State to pursue deal with CTS on contaminated site; activists angered

The N.C. Department of Environment and Natural Resources have proposed a voluntary company cleanup deal on the contaminated former CTS of Asheville site. Local activists have attacked the move, saying it will delay any action and ultimately leave taxpayers paying for the cleanup.

Toxic: The former CTS of Asheville site is heavily contaminated. CTS and the state have proposed a voluntary cleanup deal that local activists say won’t really fix the problem. Photo by Lenny Siegel

A draft of the agreement was placed in the U.S. Environmental Protection Agency’s repository at Pack Memorial Library April 9. DENR opened a 30-day public-comment period on April 15, inviting the public to mail their comments to the agency’s Winston-Salem offices.

The Mills Gap Road site and parts of the surrounding area are contaminated with trichloroethylene, an industrial solvent and suspected carcinogen. The agreement stipulates that CTS will submit a plan for cleaning up the site after DENR completes its assessment.
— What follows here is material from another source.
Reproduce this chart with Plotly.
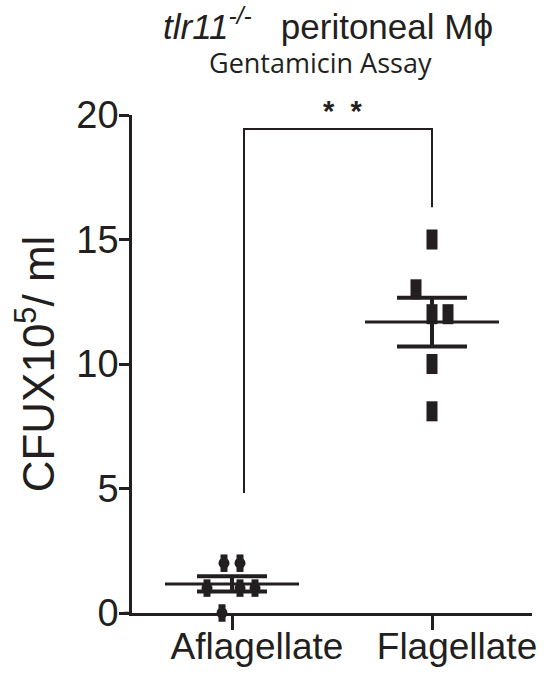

But local activists and area residents have loudly and publicly opposed such a move.

“We’ve been against this since day one,” notes Dave Ogren, who serves on Buncombe County’s CTS Citizens Monitoring Council. “We’ve opposed it and we’ve sought answers. We haven’t gotten them; we haven’t gotten answers from anyone. It seems like this is the outcome [DENR] wanted in the first place.”

Of particular concern to Ogren and his fellow activists is the fact that a voluntary remediation would cap CTS’ liability for the cleanup at $3 million, an amount he says won’t come close to removing the toxins from the area.

“Three million doesn’t clean it up,” Ogren asserts. “That leaves the state holding the bag. The state’s out of money. That means the taxpayers of Buncombe County will be left footing the bill—and given the state of the county, that means that it won’t get done in time.”

By its very nature, adds Ogren, ground-water contamination spreads, and the longer a full cleanup is delayed, the more damage will be done.

The Buncombe County Board of Commissioners has publicly called on both DENR and the EPA (which is handling the above-ground cleanup) to do a better job of communicating with the public and county officials. The county has paid for putting residents affected by the contamination on city water, and its Health Department has offered to test wells in the area for free.

But both monitoring-council members and local residents have criticized the commissioners in recent months, charging that they haven’t pressed either CTS or state and federal agencies hard enough to get the site cleaned up, and that they’ve turned down opportunities for affordable third-party testing.

County officials, however, have said they’re doing all they can in a situation where the EPA and DENR hold most of the cards.

Activists, meanwhile, were setting their sights on the commissioners’ April 21 meeting, when EPA and DENR officials were due to give an update. Area resident Tate McQueen was slated to speak on behalf of the group of concerned residents, and other community members planned to stand outside in protest.

“Simply put, we thought we might get some of our questions answered,” said Ogren. “But [DENR and the EPA] won’t answer our questions, so we’ll be doing a silent protest outside. We’ll also be in Earth Fare on Earth Day, passing out material making our case.”

In addition, the group has organized an April 30 meeting at the Skyland Fire Department and hopes to get local, state and federal officials to attend.